Tak banyak yang tau jika
di Madura terdapat sebuah Vihara yang umurnya lebih dari tiga abad. Vihara
Avalokitesvara namanya. Tempat ibadah agama Budha terbesar yang ada di pulau
garam tesebut.
Masyarakat
mengenal Madura dengan pemeluk agama Islam yang fanatik. Tak jarang orang luar
Madura datang ke pulau yang terkenal dengan karapan sapinya itu untuk belajar
tentang ilmu agama Islam.
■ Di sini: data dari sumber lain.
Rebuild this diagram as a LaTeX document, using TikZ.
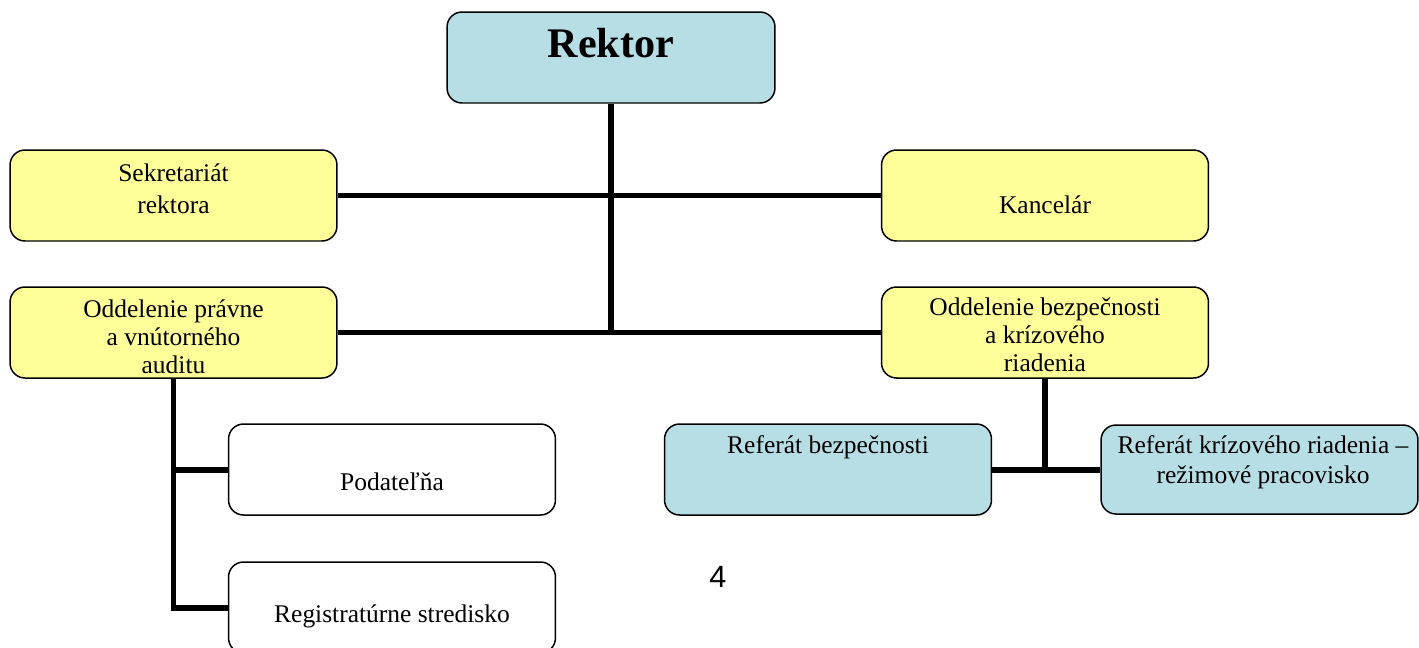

Namun, tak semua orang tahu, jauh sebelum Islam masuk
di Madura, agama Budha sudah terlebih dahulu menginjakkan kakinya di pulau itu.
Ya, Vihara
Avalokitesvara menjadi saksi sejarah agama Budha di Madura. Vihara yang
memiliki nama lain Klenteng Kwan Im Kiong ini terletak di Dusun Candi, Desa
Polagan, Kecamatan Galis, Kabupaten Pamekasan. Sekitar 14 kilometer di sebelah
timur Kota Pamekasan.
Seperti yang
diceritakan Kosala Mahinda, ketua pengurus Yayasan Candi Bodhi Dharma, Vihara
yang dikelola Yayasannya ini telah dibangun sejak abad ke-14 masehi. Kala itu,
kerajaan Jamburingin, kerajaan Buddhist di daerah Proppo Pamekasan, berniat mendirikan
candi yang akan dibangun di pusat kerajaan.
Karena
kerajaan Jamburingin merupakan kerajaan kecil di bawah kekuasaan Majapahit,
Majapahit pun membantu pembangunan candi tersebut dengan mengirim arca-arca
yang melalui pelabuhan Talang. Dari pelabuhan Talang, arca-arca tersebut
diangkut dengan kereta kuda. Akan tetapi, pengiriman arca-arca tersebut gagal karena
kereta kuda tidak mampu menahan bebannnya. Akhirnya, arca-arca itu terlantar di
tepi pantai hingga tertimbun tanah.
Sekitar abad
ke-17 Masehi, seorang petani bernama Pak Burung tanpa sengaja menemukan
arca-arca tersebut saat mencangkul ladangnya di sekitar Pantai Talang.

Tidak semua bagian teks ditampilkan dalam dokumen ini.